Insurance policies as contracts can be clumsy in handling complicated exposures. For example, insurers have the hardest time handling supply chain and contingent business interruption exposures, and rightly so. Because of globalization and extreme competition, multinational companies are continuously seeking value in the inputs for their products. A widget in a product can be produced in China one year, the Philippines the next, Thailand the following year and so on. It is time-consuming and resource intensive to keep track of not only how much of a company’s widgets are manufactured, but also what risks exist surrounding the manufacturing plant that could interrupt production or delivery. We would be hard-pressed to blame underwriters for wanting to exclude or significantly sublimit exposures related to supply chain or business interruption; after all, underwriters have enough difficulty just to manage the actual property exposures inherent in these types of risks.
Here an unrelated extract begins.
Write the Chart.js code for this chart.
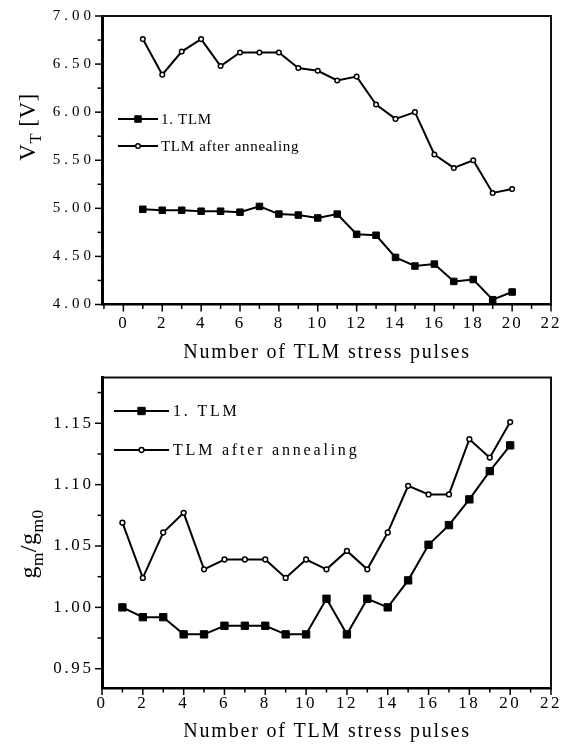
<!DOCTYPE html>
<html>
<head>
<meta charset="utf-8">
<script src="https://cdn.jsdelivr.net/npm/chart.js@4.4.1/dist/chart.umd.min.js"></script>
<style>
  html, body { margin: 0; padding: 0; background: #fff; }
  #wrap { position: relative; width: 574px; height: 747px; }
  .panel { position: absolute; left: 0; width: 574px; }
  #top { top: 0; height: 370px; }
  #bottom { top: 370px; height: 377px; }
  canvas { display: block; }
</style>
</head>
<body>
<div id="wrap">
  <div class="panel" id="top"><canvas id="vt" width="574" height="370"></canvas></div>
  <div class="panel" id="bottom"><canvas id="gm" width="574" height="377"></canvas></div>
</div>
<script>
// ---- measured data -------------------------------------------------------
const pulses = [1, 2, 3, 4, 5, 6, 7, 8, 9, 10, 11, 12, 13, 14, 15, 16, 17, 18, 19, 20];
const seriesNames = ['1. TLM', 'TLM after annealing'];

// threshold voltage V_T [V]
const vtFirst    = [4.99, 4.98, 4.98, 4.97, 4.97, 4.96, 5.02, 4.94, 4.93, 4.90,
                    4.94, 4.73, 4.72, 4.49, 4.40, 4.42, 4.24, 4.26, 4.05, 4.13];
const vtAnnealed = [6.76, 6.39, 6.63, 6.76, 6.48, 6.62, 6.62, 6.62, 6.46, 6.43,
                    6.33, 6.37, 6.08, 5.93, 6.00, 5.56, 5.42, 5.50, 5.16, 5.20];

// normalised transconductance g_m / g_m0
const gmFirst    = [1.000, 0.992, 0.992, 0.978, 0.978, 0.985, 0.985, 0.985, 0.978, 0.978,
                    1.007, 0.978, 1.007, 1.000, 1.022, 1.051, 1.067, 1.088, 1.111, 1.132];
const gmAnnealed = [1.069, 1.024, 1.061, 1.077, 1.031, 1.039, 1.039, 1.039, 1.024, 1.039,
                    1.031, 1.046, 1.031, 1.061, 1.099, 1.092, 1.092, 1.137, 1.122, 1.151];

// axis tick labels
const pulseTicks = [0, 2, 4, 6, 8, 10, 12, 14, 16, 18, 20, 22];
const vtTicks    = [4.0, 4.5, 5.0, 5.5, 6.0, 6.5, 7.0];
const gmTicks    = [0.95, 1.00, 1.05, 1.10, 1.15];

// ---- drawing helpers -----------------------------------------------------
const INK = '#000';
const SERIF = "'Liberation Serif', 'Times New Roman', serif";

const points = (ys) => pulses.map((p, i) => ({ x: p, y: ys[i] }));

function setSpacing(ctx, px) {
  if ('letterSpacing' in ctx) ctx.letterSpacing = px + 'px';
}

// text with optional subscript segments, e.g. V_T
function richWidth(ctx, segs, size) {
  let w = 0;
  for (const s of segs) {
    ctx.font = `${s.sub ? size * 0.72 : size}px ${SERIF}`;
    w += ctx.measureText(s.t).width;
  }
  return w;
}
function drawRich(ctx, segs, x, y, size, drop) {
  let cx = x;
  for (const s of segs) {
    ctx.font = `${s.sub ? size * 0.72 : size}px ${SERIF}`;
    ctx.fillText(s.t, cx, y + (s.sub ? size * drop : 0));
    cx += ctx.measureText(s.t).width;
  }
}

function drawMarker(ctx, ds, x, y) {
  ctx.save();
  ctx.lineWidth = ds.pointBorderWidth;
  ctx.strokeStyle = ds.pointBorderColor;
  ctx.fillStyle = ds.pointBackgroundColor;
  ctx.beginPath();
  if (ds.pointStyle === 'rect') {
    const h = Math.SQRT1_2 * ds.pointRadius;
    ctx.rect(x - h, y - h, 2 * h, 2 * h);
  } else {
    ctx.arc(x, y, ds.pointRadius, 0, Math.PI * 2);
  }
  ctx.fill();
  ctx.stroke();
  ctx.restore();
}

// letter-spaced tick labels per axis
const spacedLabels = {
  id: 'spacedLabels',
  beforeDraw(chart, args, o) {
    for (const id of Object.keys(o)) {
      const s = chart.scales[id];
      if (!s || s._spacedLabels) continue;
      const base = s.drawLabels;
      const px = o[id];
      s.drawLabels = function (area) {
        const ctx = this.ctx;
        const prev = ctx.letterSpacing;
        setSpacing(ctx, px);
        base.call(this, area);
        if (prev !== undefined) ctx.letterSpacing = prev;
      };
      s._spacedLabels = true;
    }
  }
};

// outward major and minor tick marks
const tickMarks = {
  id: 'tickMarks',
  afterDraw(chart, args, o) {
    const ctx = chart.ctx;
    ctx.save();
    ctx.strokeStyle = INK;
    ctx.lineWidth = o.width;
    for (const id of ['x', 'y']) {
      const s = chart.scales[id];
      const spec = o[id];
      const majors = s.ticks.map(t => t.value);
      const step = majors[1] - majors[0];
      const minors = [];
      for (let v = majors[0] - step / 2; v <= s.max + 1e-9; v += step) {
        if (v >= s.min - 1e-9) minors.push(v);
      }
      const mark = (v, len) => {
        const p = s.getPixelForValue(v);
        ctx.beginPath();
        if (s.isHorizontal()) { ctx.moveTo(p, s.top); ctx.lineTo(p, s.top + len); }
        else { ctx.moveTo(s.right, p); ctx.lineTo(s.right - len, p); }
        ctx.stroke();
      };
      majors.forEach(v => mark(v, spec.major));
      minors.forEach(v => mark(v, spec.minor));
    }
    ctx.restore();
  }
};

// closing top and right edges of the plot box
const frame = {
  id: 'frame',
  afterDraw(chart, args, o) {
    const { ctx, chartArea: a } = chart;
    ctx.save();
    ctx.strokeStyle = o.color;
    ctx.lineWidth = o.width;
    ctx.beginPath();
    ctx.moveTo(a.left, a.top);
    ctx.lineTo(a.right, a.top);
    ctx.lineTo(a.right, a.bottom);
    ctx.stroke();
    ctx.restore();
  }
};

// legend inside the plot box
const insetLegend = {
  id: 'insetLegend',
  afterDraw(chart, args, o) {
    const ctx = chart.ctx;
    chart.data.datasets.forEach((ds, i) => {
      const y = o.rows[i];
      ctx.save();
      ctx.strokeStyle = ds.borderColor;
      ctx.lineWidth = ds.borderWidth;
      ctx.beginPath();
      ctx.moveTo(o.x0, y);
      ctx.lineTo(o.x1, y);
      ctx.stroke();
      ctx.restore();
      drawMarker(ctx, ds, (o.x0 + o.x1) / 2, y);
      ctx.save();
      ctx.fillStyle = INK;
      ctx.font = `${o.size}px ${SERIF}`;
      setSpacing(ctx, o.spacing);
      ctx.textAlign = 'left';
      ctx.textBaseline = 'alphabetic';
      ctx.fillText(ds.label, o.textX, y + o.size * 0.33);
      ctx.restore();
    });
  }
};

// axis titles, the vertical one with subscripts
const axisTitles = {
  id: 'axisTitles',
  afterDraw(chart, args, o) {
    const ctx = chart.ctx;
    ctx.save();
    ctx.fillStyle = INK;
    ctx.textAlign = 'left';
    ctx.textBaseline = 'alphabetic';

    const xt = o.x;
    setSpacing(ctx, xt.spacing);
    const wx = richWidth(ctx, xt.segs, xt.size);
    drawRich(ctx, xt.segs, xt.center - wx / 2, xt.baseline, xt.size, 0.25);

    const yt = o.y;
    setSpacing(ctx, yt.spacing);
    const wy = richWidth(ctx, yt.segs, yt.size);
    ctx.translate(yt.baseline, yt.center);
    ctx.rotate(-Math.PI / 2);
    drawRich(ctx, yt.segs, -wy / 2, 0, yt.size, yt.drop);
    ctx.restore();
  }
};

function datasetsFor(first, annealed, sq, circ) {
  return [
    {
      label: seriesNames[0],
      data: points(first),
      borderColor: INK, borderWidth: 2,
      pointStyle: 'rect', pointRadius: sq,
      pointBackgroundColor: INK, pointBorderColor: INK, pointBorderWidth: 1,
      tension: 0, fill: false
    },
    {
      label: seriesNames[1],
      data: points(annealed),
      borderColor: INK, borderWidth: 2,
      pointStyle: 'circle', pointRadius: circ,
      pointBackgroundColor: '#fff', pointBorderColor: INK, pointBorderWidth: 1.5,
      tension: 0, fill: false
    }
  ];
}

// fixed box sizes so the plot area sits where the layout padding puts it
function fixBox(s, size) {
  if (s.isHorizontal()) s.height = size; else s.width = size;
  s.paddingTop = 0; s.paddingBottom = 0; s.paddingLeft = 0; s.paddingRight = 0;
}

function makePanel(canvas, p) {
  return new Chart(canvas, {
    type: 'line',
    data: { datasets: datasetsFor(p.first, p.annealed, p.square, p.circle) },
    options: {
      responsive: false,
      animation: false,
      devicePixelRatio: 1,
      events: [],
      layout: { padding: { top: p.padTop, right: p.padRight, left: 0, bottom: 0 } },
      scales: {
        x: {
          type: 'linear',
          min: p.xMin, max: p.xMax,
          afterBuildTicks: s => { s.ticks = pulseTicks.map(v => ({ value: v })); },
          afterFit: s => fixBox(s, p.xHeight),
          grid: { display: false, drawTicks: false },
          border: { display: true, color: INK, width: 2.5 },
          ticks: {
            color: INK, font: { family: SERIF, size: p.xTickSize },
            padding: p.xTickPad, autoSkip: false, maxRotation: 0, minRotation: 0,
            callback: v => String(v)
          }
        },
        y: {
          type: 'linear',
          min: p.yMin, max: p.yMax,
          afterBuildTicks: s => { s.ticks = p.yTicks.map(v => ({ value: v })); },
          afterFit: s => fixBox(s, p.yWidth),
          grid: { display: false, drawTicks: false },
          border: { display: true, color: INK, width: 3 },
          ticks: {
            color: INK, font: { family: SERIF, size: p.yTickSize },
            padding: p.yTickPad, autoSkip: false,
            callback: v => Number(v).toFixed(2)
          }
        }
      },
      plugins: {
        legend: { display: false },
        tooltip: { enabled: false },
        spacedLabels: { x: p.xTickSpacing, y: p.yTickSpacing },
        tickMarks: { width: 1.5, x: { major: 7, minor: 4.5 }, y: { major: 7, minor: 4.5 } },
        frame: { color: '#111', width: 2 },
        insetLegend: p.legend,
        axisTitles: p.titles
      }
    },
    plugins: [spacedLabels, tickMarks, frame, insetLegend, axisTitles]
  });
}

// upper panel: threshold voltage
makePanel(document.getElementById('vt'), {
  first: vtFirst, annealed: vtAnnealed, square: 4.6, circle: 2.3,
  xMin: -1.1, xMax: 22, yMin: 4, yMax: 7, yTicks: vtTicks,
  padTop: 16, padRight: 23, xHeight: 65.5, yWidth: 102,
  xTickSize: 17, xTickPad: 8.5, xTickSpacing: 2,
  yTickSize: 15, yTickPad: 7, yTickSpacing: 4,
  legend: { x0: 118, x1: 158, textX: 161, rows: [119, 146], size: 15, spacing: 0.7 },
  titles: {
    x: { segs: [{ t: 'Number of TLM stress pulses' }], center: 327, baseline: 358, size: 20, spacing: 1.8 },
    y: { segs: [{ t: 'V' }, { t: 'T', sub: true }, { t: ' [V]' }], center: 127, baseline: 35, size: 23, spacing: 0.5, drop: 0.28 }
  }
});

// lower panel: normalised transconductance
makePanel(document.getElementById('gm'), {
  first: gmFirst, annealed: gmAnnealed, square: 5.2, circle: 2.4,
  xMin: 0, xMax: 22, yMin: 0.9343, yMax: 1.1872, yTicks: gmTicks,
  padTop: 7.6, padRight: 23, xHeight: 59, yWidth: 102,
  xTickSize: 17, xTickPad: 5, xTickSpacing: 2.5,
  yTickSize: 17, yTickPad: 8.5, yTickSpacing: 2.6,
  legend: { x0: 114, x1: 169, textX: 173, rows: [41, 80], size: 16, spacing: 2.8 },
  titles: {
    x: { segs: [{ t: 'Number of TLM stress pulses' }], center: 327, baseline: 366.5, size: 20, spacing: 1.8 },
    y: { segs: [{ t: 'g' }, { t: 'm', sub: true }, { t: '/g' }, { t: 'm0', sub: true }], center: 174, baseline: 36, size: 24, spacing: 0.5, drop: 0.3 }
  }
});
</script>
</body>
</html>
It is precisely this type of opportunity that makes sense for the industry to create specialized programs. Unbundle the exposure from the remainder of the policy and treat it as a separate exposure with dedicated resources to analyze, price and manage the risk.

Take a U.S. semiconductor manufacturer with supply exposure in Southeast Asia. As was the case with the 2011 Thailand floods or the 2011 Tohoku earthquake and tsunami, this hypothetical manufacturer is likely exposed to supply chain risks of which it is unaware. It is also likely that the property insurance policy meant to indemnify the manufacturer for covered losses in its supply chain will fall short of expectations. An enterprising underwriter could carve out this exposure and transfer it to a new form. In that form, the underwriter can work with the manufacturer to clarify policy wording, liberalize coverage, simplify claims adjusting and provide needed additional capacity. As a result, the manufacturer gets a risk transfer mechanism that more precisely aligns with the balance sheet affecting risks it is exposed to. The insurer gets a new line of business that can provide a significant source of new revenue using tools such as CAT models and other analytics to price and manage those specific risks. By applying some ingenuity, the situation can be a win/win all around.

What if you are a manufacturer or importer and rely on the Port of Los Angeles or Miami International Airport (or any other major international port) to transport your goods in and out of markets? This is another area where commercial policies handle business exposure poorly, or not even at all. CAT models stand ready to provide the analytics required to transfer the risks of these choke points from business balance sheets to insurers. All that is required is vision to recognize the opportunity and the sense to use the toolsets now available to invent solutions rather than relying on legacy group think.

At the end of the day, the next wave of innovation will not come directly from models or analytics. While the models and analytics will continue to improve, real innovation will come from creative individuals who recognize the risks that are causing market discomfort and then use these wonderful tools to build products and programs that effectively transfer those risks more effectively than ever. Those same individuals will understand that the insured comes first, and that rather than retrofitting dated products to suit a modern-day business problem, the advent of new products and services is an absolute necessity to maintain the industry’s relevance. The only limiting factor preventing true innovation in property insurance is imagination and a willingness to no longer cling to the past.